19 - Levi on Money Pumps and Diachronic Dutch Books

Summary

It is with a great pleasure but also with some misgivings that I contribute to this volume. The pleasure comes from my feelings of friendship and gratitude toward Isaac Levi. We have known each other for a long time now. As I very well recall, it all started way back in the 1970s with his letter commenting on an article of mine dealing with his seminal Gambling with Truth. As a young and shy graduate student in Uppsala, I felt both overwhelmed and overjoyed by this great man's attention and encouragement. Suddenly, the distance between the faraway Columbia and my own university shrank to the manageable size of a philosophical argument. Thanks to Isaac, I realized, for the first time, that it was – perhaps – within my reach to join a larger community of minds that spanned the globe.

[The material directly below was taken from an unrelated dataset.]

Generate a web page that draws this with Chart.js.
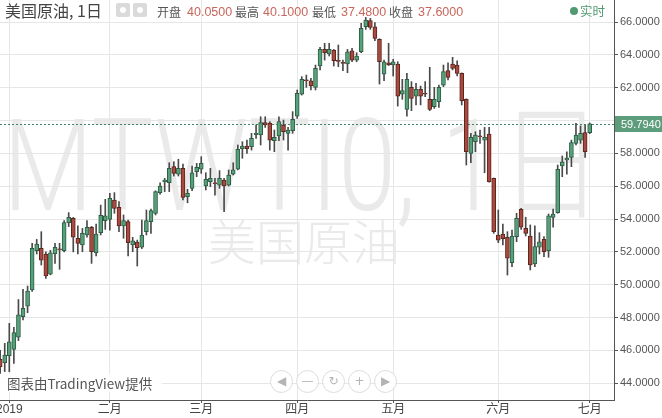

The pleasure is mixed with misgivings. Over the years my friendship and affection for Isaac deepened and matured, but philosophically we often found ourselves on opposite sides. He was highly critical of causal decision theory and I was one of its enthusiastic defenders; he was (and still is) a powerful advocate of the thesis that practical deliberation crowds out self-prediction, while I have been one of the doubters. Examples could be multiplied. In this chapter, as it happens, I want to examine another such bone of contention, more precisely the status of diachronic pragmatic arguments. I realize that Isaac may be tired of this ongoing controversy.